COLLECTED DATA

::::::::::

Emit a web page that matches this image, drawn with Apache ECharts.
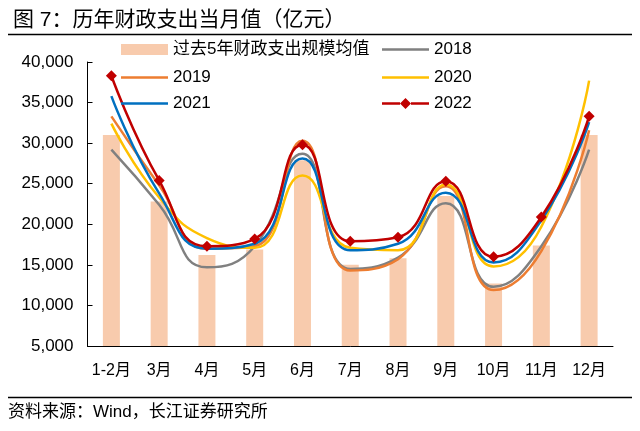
<!DOCTYPE html>
<html>
<head>
<meta charset="utf-8">
<script src="https://cdn.jsdelivr.net/npm/echarts@6/dist/echarts.min.js"></script>
<style>
html,body{margin:0;padding:0;background:#fff;}
#chart{width:640px;height:431px;}
</style>
</head>
<body>
<div id="chart"></div>
<script>
const categories = ['1-2月','3月','4月','5月','6月','7月','8月','9月','10月','11月','12月'];
const avgName = '过去5年财政支出规模均值';
const avg5y = [31000, 22800, 16200, 16900, 27900, 15000, 15800, 23500, 12700, 17400, 31000];
const y2018 = [29200, 22400, 14700, 17300, 28700, 14500, 15900, 22600, 12300, 17300, 29200];
const y2019 = [33300, 24800, 17000, 17300, 30300, 14300, 15700, 24700, 11900, 16700, 31600];
const y2020 = [32400, 23300, 18300, 17100, 26000, 17100, 16800, 24900, 14800, 19700, 37700];
const y2021 = [35800, 23800, 17000, 17600, 28100, 16800, 17600, 23900, 15300, 20500, 32600];
const y2022 = [38300, 25400, 17300, 18200, 29800, 17900, 18400, 25300, 16000, 20900, 33300];
const yTicks = {min: 5000, max: 40000, interval: 5000};

const FONT = '"Liberation Sans", "Noto Sans CJK SC", sans-serif';
const chart = echarts.init(document.getElementById('chart'), null, {renderer: 'canvas'});

function lineSeries(name, data, color, extra) {
  return Object.assign({
    name: name, type: 'line', data: data, smooth: 0.5,
    symbol: 'none', showSymbol: false,
    lineStyle: {color: color, width: 2.5},
    itemStyle: {color: color}
  }, extra || {});
}
// icon paths drawn in a 47x12 box (tiny corner squares keep the box size)
const plainLineIcon = 'path://M0,0H0.01V0.01H0Z M46.99,11.99H47V12H46.99Z M0,4.75H47V7.25H0Z';
const diamondLineIcon = 'path://M0,0H0.01V0.01H0Z M46.99,11.99H47V12H46.99Z M0,4.75H18V7.25H0Z M29,4.75H47V7.25H29Z M23.5,0.5L29,6L23.5,11.5L18,6Z';
function leg(name, left, top, icon, h) {
  return {
    data: [{name: name, icon: icon}], left: left, top: top,
    itemWidth: 47, itemHeight: h, itemGap: 0, symbolKeepAspect: false,
    textStyle: {fontSize: 17, color: '#000', fontFamily: FONT},
    padding: 0
  };
}

chart.setOption({
  animation: false,
  backgroundColor: '#fff',
  title: {
    text: '图 7：历年财政支出当月值（亿元）', left: 8, top: 5,
    textStyle: {fontSize: 21, fontWeight: 'normal', color: '#000', fontFamily: FONT}
  },
  graphic: [
    {type: 'line', shape: {x1: 8, y1: 34.5, x2: 632, y2: 34.5}, style: {stroke: '#000', lineWidth: 1.5}},
    {type: 'line', shape: {x1: 8, y1: 397.5, x2: 632, y2: 397.5}, style: {stroke: '#000', lineWidth: 1.5}},
    {type: 'text', left: 8, top: 404, style: {text: '资料来源：Wind，长江证券研究所', font: '17px ' + FONT, fill: '#000'}}
  ],
  legend: [
    leg(avgName, 121, 41, 'rect', 11),
    leg('2018', 382, 41, plainLineIcon, 12),
    leg('2019', 121, 69, plainLineIcon, 12),
    leg('2020', 382, 69, plainLineIcon, 12),
    leg('2021', 121, 95, plainLineIcon, 12),
    leg('2022', 382, 95, diamondLineIcon, 12)
  ],
  grid: {left: 87.5, right: 27, top: 62, bottom: 85, containLabel: false},
  xAxis: {
    type: 'category', data: categories, boundaryGap: true,
    axisLine: {lineStyle: {color: '#000', width: 1}},
    axisTick: {inside: true, length: 5, lineStyle: {color: '#000'}},
    axisLabel: {interval: 0, fontSize: 16, color: '#000', fontFamily: FONT, margin: 17}
  },
  yAxis: {
    type: 'value', min: yTicks.min, max: yTicks.max, interval: yTicks.interval,
    axisLine: {show: true, lineStyle: {color: '#000', width: 1}},
    axisTick: {show: true, inside: true, length: 5, lineStyle: {color: '#000'}},
    splitLine: {show: false},
    axisLabel: {fontSize: 17, color: '#000', fontFamily: FONT, margin: 14,
      formatter: v => v.toLocaleString('en-US')}
  },
  series: [
    {name: avgName, type: 'bar', data: avg5y, barWidth: 17, itemStyle: {color: '#F8CBAD'}},
    lineSeries('2018', y2018, '#808080'),
    lineSeries('2019', y2019, '#ED7D31'),
    lineSeries('2020', y2020, '#FFC000'),
    lineSeries('2021', y2021, '#0070C0'),
    lineSeries('2022', y2022, '#C00000', {symbol: 'diamond', showSymbol: true, symbolSize: 11})
  ]
});
</script>
</body>
</html>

::::::::::

WHAT THE EXERCISE ASKS
Copy the material exactly. Do not include the pictures.

TASK ANSWER
Emit a web page that matches this image, drawn with Apache ECharts.
<!DOCTYPE html>
<html>
<head>
<meta charset="utf-8">
<script src="https://cdn.jsdelivr.net/npm/echarts@6/dist/echarts.min.js"></script>
<style>
html,body{margin:0;padding:0;background:#fff;}
#chart{width:640px;height:431px;}
</style>
</head>
<body>
<div id="chart"></div>
<script>
const categories = ['1-2月','3月','4月','5月','6月','7月','8月','9月','10月','11月','12月'];
const avgName = '过去5年财政支出规模均值';
const avg5y = [31000, 22800, 16200, 16900, 27900, 15000, 15800, 23500, 12700, 17400, 31000];
const y2018 = [29200, 22400, 14700, 17300, 28700, 14500, 15900, 22600, 12300, 17300, 29200];
const y2019 = [33300, 24800, 17000, 17300, 30300, 14300, 15700, 24700, 11900, 16700, 31600];
const y2020 = [32400, 23300, 18300, 17100, 26000, 17100, 16800, 24900, 14800, 19700, 37700];
const y2021 = [35800, 23800, 17000, 17600, 28100, 16800, 17600, 23900, 15300, 20500, 32600];
const y2022 = [38300, 25400, 17300, 18200, 29800, 17900, 18400, 25300, 16000, 20900, 33300];
const yTicks = {min: 5000, max: 40000, interval: 5000};

const FONT = '"Liberation Sans", "Noto Sans CJK SC", sans-serif';
const chart = echarts.init(document.getElementById('chart'), null, {renderer: 'canvas'});

function lineSeries(name, data, color, extra) {
  return Object.assign({
    name: name, type: 'line', data: data, smooth: 0.5,
    symbol: 'none', showSymbol: false,
    lineStyle: {color: color, width: 2.5},
    itemStyle: {color: color}
  }, extra || {});
}
// icon paths drawn in a 47x12 box (tiny corner squares keep the box size)
const plainLineIcon = 'path://M0,0H0.01V0.01H0Z M46.99,11.99H47V12H46.99Z M0,4.75H47V7.25H0Z';
const diamondLineIcon = 'path://M0,0H0.01V0.01H0Z M46.99,11.99H47V12H46.99Z M0,4.75H18V7.25H0Z M29,4.75H47V7.25H29Z M23.5,0.5L29,6L23.5,11.5L18,6Z';
function leg(name, left, top, icon, h) {
  return {
    data: [{name: name, icon: icon}], left: left, top: top,
    itemWidth: 47, itemHeight: h, itemGap: 0, symbolKeepAspect: false,
    textStyle: {fontSize: 17, color: '#000', fontFamily: FONT},
    padding: 0
  };
}

chart.setOption({
  animation: false,
  backgroundColor: '#fff',
  title: {
    text: '图 7：历年财政支出当月值（亿元）', left: 8, top: 5,
    textStyle: {fontSize: 21, fontWeight: 'normal', color: '#000', fontFamily: FONT}
  },
  graphic: [
    {type: 'line', shape: {x1: 8, y1: 34.5, x2: 632, y2: 34.5}, style: {stroke: '#000', lineWidth: 1.5}},
    {type: 'line', shape: {x1: 8, y1: 397.5, x2: 632, y2: 397.5}, style: {stroke: '#000', lineWidth: 1.5}},
    {type: 'text', left: 8, top: 404, style: {text: '资料来源：Wind，长江证券研究所', font: '17px ' + FONT, fill: '#000'}}
  ],
  legend: [
    leg(avgName, 121, 41, 'rect', 11),
    leg('2018', 382, 41, plainLineIcon, 12),
    leg('2019', 121, 69, plainLineIcon, 12),
    leg('2020', 382, 69, plainLineIcon, 12),
    leg('2021', 121, 95, plainLineIcon, 12),
    leg('2022', 382, 95, diamondLineIcon, 12)
  ],
  grid: {left: 87.5, right: 27, top: 62, bottom: 85, containLabel: false},
  xAxis: {
    type: 'category', data: categories, boundaryGap: true,
    axisLine: {lineStyle: {color: '#000', width: 1}},
    axisTick: {inside: true, length: 5, lineStyle: {color: '#000'}},
    axisLabel: {interval: 0, fontSize: 16, color: '#000', fontFamily: FONT, margin: 17}
  },
  yAxis: {
    type: 'value', min: yTicks.min, max: yTicks.max, interval: yTicks.interval,
    axisLine: {show: true, lineStyle: {color: '#000', width: 1}},
    axisTick: {show: true, inside: true, length: 5, lineStyle: {color: '#000'}},
    splitLine: {show: false},
    axisLabel: {fontSize: 17, color: '#000', fontFamily: FONT, margin: 14,
      formatter: v => v.toLocaleString('en-US')}
  },
  series: [
    {name: avgName, type: 'bar', data: avg5y, barWidth: 17, itemStyle: {color: '#F8CBAD'}},
    lineSeries('2018', y2018, '#808080'),
    lineSeries('2019', y2019, '#ED7D31'),
    lineSeries('2020', y2020, '#FFC000'),
    lineSeries('2021', y2021, '#0070C0'),
    lineSeries('2022', y2022, '#C00000', {symbol: 'diamond', showSymbol: true, symbolSize: 11})
  ]
});
</script>
</body>
</html>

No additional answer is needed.